• **Given instruction**: Copy from the first line below down to and including the line with "(903,497) -- (903,547);". Skip the pictures.

• **Information shown**:
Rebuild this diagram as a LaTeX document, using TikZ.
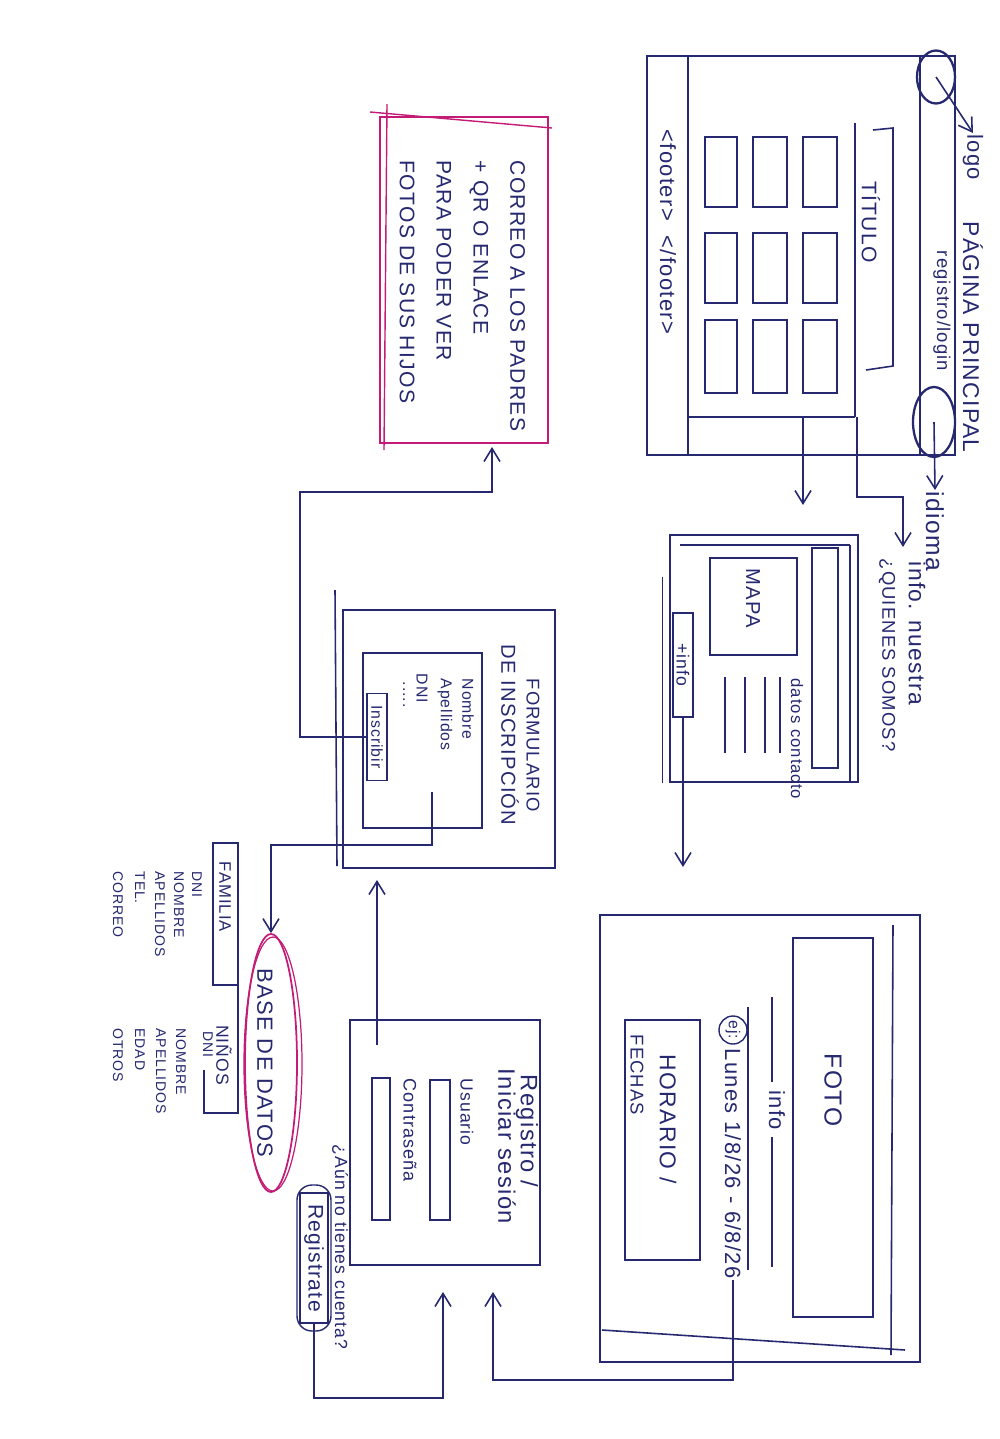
\documentclass[tikz,border=0pt]{standalone}
\usepackage{fontspec}
\setmainfont{Liberation Sans}
\newfontfamily\hw[LetterSpace=6]{Liberation Sans}
\usetikzlibrary{arrows.meta,shapes.geometric,fit}
\definecolor{ink}{RGB}{38,40,112}
\definecolor{pinkink}{RGB}{196,28,118}
\begin{document}
\begin{tikzpicture}[x=0.2mm,y=-0.2mm,color=ink,line width=0.9pt,
  box/.style={draw=ink,line width=0.9pt,inner sep=0pt,fit={#1}},
  t/.style={rotate=-90,text=ink,inner sep=0.5pt,font=\hw\fontsize{#1}{#1}\selectfont},
  arr/.style={draw=ink,line width=0.9pt,-{Straight Barb[length=2.6mm,width=3.2mm]}},
  oval/.style={ellipse,draw=ink,line width=1.3pt,inner sep=0pt}]
\useasboundingbox (0,0) rectangle (1000,1439);
\fill[white] (0,0) rectangle (1000,1439);

% ================= PAGINA PRINCIPAL =================
\node[box={(647,56)(955,455)}] (main) {};
\draw (688,56) -- (688,455);
\draw (920,56) -- (920,455);
\draw (688,417) -- (855,417);
\draw (855,123) -- (855,417);
\draw (873,130) -- (893,128) -- (893,366) -- (866,370);
\node[t=12] (titulo) at (871,222) {TÍTULO};
\foreach \xa/\xb in {705/737,753/787,803/837}
  \foreach \ya/\yb in {137/207,233/303,320/393}
    \draw (\xa,\ya) rectangle (\xb,\yb);
\node[t=12.5] (footer) at (668,232) {<footer>~~</footer>};
\node[oval,minimum width=7.6mm,minimum height=10.6mm] (logoc) at (936,77) {};
\node[oval,minimum width=8.4mm,minimum height=14mm] (idc) at (934,422) {};
\node[t=12.5,anchor=west] (logot) at (973,133) {logo};
\node[t=13,anchor=west] (pagtitle) at (973,220) {PÁGINA PRINCIPAL};
\node[t=10.5] (reglogin) at (942,311) {registro/login};
\node[t=14,anchor=west] (idt) at (935,490) {idioma};
\draw[arr] (logoc.center) -- (logot.west);
\draw[arr] (idc.center) -- (idt.west);

\coordinate (m1) at (803,417);
\coordinate (m2) at (857,417);
\draw[arr] (m1) -- (803,505);
\node[t=13,anchor=west] (nuestra) at (917,560) {info. nuestra};
\node[t=10.5,anchor=west] (quienes) at (887,557) {¿QUIENES SOMOS?};
\draw[arr] (m2) -- (857,497) -- (903,497) -- (903,547);

% ================= INFO PAGE =================
\node[box={(670,535)(858,782)}] (infop) {};
\draw (680,545) -- (850,545);
\draw (850,545) -- (850,782);
\draw[line width=0.5pt] (662,577) -- (662,783);
\draw (812,548) rectangle (838,768);
\node[box={(710,558)(797,655)}] (mapa) {};
\node[t=11.5] at (753,598) {MAPA};
\foreach \x in {725,745,765,780} \draw (\x,677) -- (\x,753);
\node[t=9.5,anchor=west] (datos) at (797,677) {datos contacto};
\node[box={(673,613)(693,717)}] (masinfo) {};
\node[t=10] at (683,665) {+info};
\draw[arr] (masinfo.south) -- (683,867);

% ================= ACTIVITY PAGE =================
\node[box={(600,915)(920,1362)}] (act) {};
\draw (893,925) -- (891,1355);
\draw (602,1330) -- (905,1350);
\node[box={(793,938)(873,1317)}] (foto) {};
\node[t=14] at (833,1090) {FOTO};
\draw (772,997) -- (772,1082);
\draw (772,1137) -- (772,1267);
\node[t=12.5] (infot) at (777,1110) {info};
\draw (748,1007) -- (748,1270);
\node[circle,draw=ink,line width=0.8pt,minimum size=5.6mm,inner sep=0pt,rotate=-90,text=ink,font=\hw\fontsize{9}{9}\selectfont] (ej) at (733,1030) {ej:};
\node[t=12.5,anchor=west] (date) at (733,1047) {Lunes 1/8/26 - 6/8/26};
\node[box={(625,1020)(700,1260)}] (hor) {};
\node[t=13,anchor=west] at (668,1053) {HORARIO /};
\node[t=10.5,anchor=west] at (637,1033) {FECHAS};

% ================= REGISTRO / LOGIN =================
\node[box={(350,1020)(540,1265)}] (reg) {};
\node[t=13.5,anchor=west] at (527,1073) {Registro /};
\node[t=13.5,anchor=west] at (507,1067) {Iniciar sesión};
\node[t=10,anchor=west] at (467,1077) {Usuario};
\draw (430,1080) rectangle (450,1220);
\node[t=10.3,anchor=west] at (410,1077) {Contraseña};
\draw (372,1078) rectangle (390,1220);
\node[t=10,anchor=west] (aun) at (340,1143) {¿Aún no tienes cuenta?};
\node[t=12,draw=ink,line width=0.9pt,minimum width=26mm,minimum height=5.6mm] (regbtn) at (314,1258) {Registrate};
\draw[rounded corners=3mm,line width=0.8pt] (297,1185) rectangle (331,1331);

% connectors into registro
\coordinate (c1) at (733,1380);
\coordinate (c2) at (493,1380);
\draw[arr] (date.east) -- (c1) -- (c2) -- (493,1292);
\coordinate (r1) at (314,1398);
\coordinate (r2) at (443,1398);
\draw[arr] (regbtn.east) -- (r1) -- (r2) -- (443,1292);
\draw[arr] (377,1045) -- (377,880);

% ================= FORMULARIO =================
\node[box={(343,610)(555,868)}] (form) {};
\draw (335,590) -- (337,866);
\node[t=10.5,anchor=west] at (533,677) {FORMULARIO};
\node[t=11.5,anchor=west] at (510,643) {DE INSCRIPCIÓN};
\node[box={(363,653)(482,828)}] (forminner) {};
\node[t=9,anchor=west] at (468,677) {Nombre};
\node[t=9,anchor=west] at (445,677) {Apellidos};
\node[t=9,anchor=west] at (422,672) {DNI};
\node[t=9,anchor=west] at (404,680) {.....};
\node[t=9,draw=ink,line width=0.9pt,minimum width=17.4mm,minimum height=4mm] (insc) at (377,737) {Inscribir};

% ================= PINK BOX =================
\node[draw=pinkink,line width=0.9pt,inner sep=0pt,fit={(380,117)(548,443)}] (pink) {};
\draw[pinkink,line width=0.8pt] (370,112) -- (552,128);
\draw[pinkink,line width=0.8pt] (387,104) -- (384,450);
\node[rotate=-90,anchor=north west,align=left,text=ink,inner sep=0pt,font=\hw\fontsize{12}{21}\selectfont] (correo) at (526,160) {CORREO A LOS PADRES\\+ QR O ENLACE\\PARA PODER VER\\FOTOS DE SUS HIJOS};
\draw[arr] (insc.south) -- (300,737) -- (300,492) -- (492,492) -- (492,447);

% ================= BASE DE DATOS =================
\node[ellipse,draw=pinkink,line width=1pt,inner sep=0pt,minimum width=10.4mm,minimum height=51.6mm] (db) at (271,1063) {};
\draw[pinkink,line width=0.7pt] (273,1064) ellipse [x radius=29,y radius=127];
\node[t=12.5] at (265,1063) {BASE DE DATOS};
\draw[arr] (432,792) -- (432,845) -| (db.north);

\node[box={(213,843)(238,985)}] (fam) {};
\draw (238,985) -- (238,1113) -- (204,1113) -- (204,1070);
\node[t=9.5] at (225,897) {FAMILIA};
\node[t=10] at (224,1055) {NIÑOS};
\node[t=8,anchor=west] at (197,870) {DNI};
\node[t=8,anchor=west] at (179,870) {NOMBRE};
\node[t=8,anchor=west] at (160,870) {APELLIDOS};
\node[t=8,anchor=west] at (140,870) {TEL.};
\node[t=8,anchor=west] at (118,870) {CORREO};
\node[t=8,anchor=west] at (208,1030) {DNI};
\node[t=8,anchor=west] at (181,1027) {NOMBRE};
\node[t=8,anchor=west] at (161,1027) {APELLIDOS};
\node[t=8,anchor=west] at (140,1027) {EDAD};
\node[t=8,anchor=west] at (118,1027) {OTROS};
\end{tikzpicture}
\end{document}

• **Problem solution**:
Rebuild this diagram as a LaTeX document, using TikZ.
\documentclass[tikz,border=0pt]{standalone}
\usepackage{fontspec}
\setmainfont{Liberation Sans}
\newfontfamily\hw[LetterSpace=6]{Liberation Sans}
\usetikzlibrary{arrows.meta,shapes.geometric,fit}
\definecolor{ink}{RGB}{38,40,112}
\definecolor{pinkink}{RGB}{196,28,118}
\begin{document}
\begin{tikzpicture}[x=0.2mm,y=-0.2mm,color=ink,line width=0.9pt,
  box/.style={draw=ink,line width=0.9pt,inner sep=0pt,fit={#1}},
  t/.style={rotate=-90,text=ink,inner sep=0.5pt,font=\hw\fontsize{#1}{#1}\selectfont},
  arr/.style={draw=ink,line width=0.9pt,-{Straight Barb[length=2.6mm,width=3.2mm]}},
  oval/.style={ellipse,draw=ink,line width=1.3pt,inner sep=0pt}]
\useasboundingbox (0,0) rectangle (1000,1439);
\fill[white] (0,0) rectangle (1000,1439);

% ================= PAGINA PRINCIPAL =================
\node[box={(647,56)(955,455)}] (main) {};
\draw (688,56) -- (688,455);
\draw (920,56) -- (920,455);
\draw (688,417) -- (855,417);
\draw (855,123) -- (855,417);
\draw (873,130) -- (893,128) -- (893,366) -- (866,370);
\node[t=12] (titulo) at (871,222) {TÍTULO};
\foreach \xa/\xb in {705/737,753/787,803/837}
  \foreach \ya/\yb in {137/207,233/303,320/393}
    \draw (\xa,\ya) rectangle (\xb,\yb);
\node[t=12.5] (footer) at (668,232) {<footer>~~</footer>};
\node[oval,minimum width=7.6mm,minimum height=10.6mm] (logoc) at (936,77) {};
\node[oval,minimum width=8.4mm,minimum height=14mm] (idc) at (934,422) {};
\node[t=12.5,anchor=west] (logot) at (973,133) {logo};
\node[t=13,anchor=west] (pagtitle) at (973,220) {PÁGINA PRINCIPAL};
\node[t=10.5] (reglogin) at (942,311) {registro/login};
\node[t=14,anchor=west] (idt) at (935,490) {idioma};
\draw[arr] (logoc.center) -- (logot.west);
\draw[arr] (idc.center) -- (idt.west);

\coordinate (m1) at (803,417);
\coordinate (m2) at (857,417);
\draw[arr] (m1) -- (803,505);
\node[t=13,anchor=west] (nuestra) at (917,560) {info. nuestra};
\node[t=10.5,anchor=west] (quienes) at (887,557) {¿QUIENES SOMOS?};
\draw[arr] (m2) -- (857,497) -- (903,497) -- (903,547);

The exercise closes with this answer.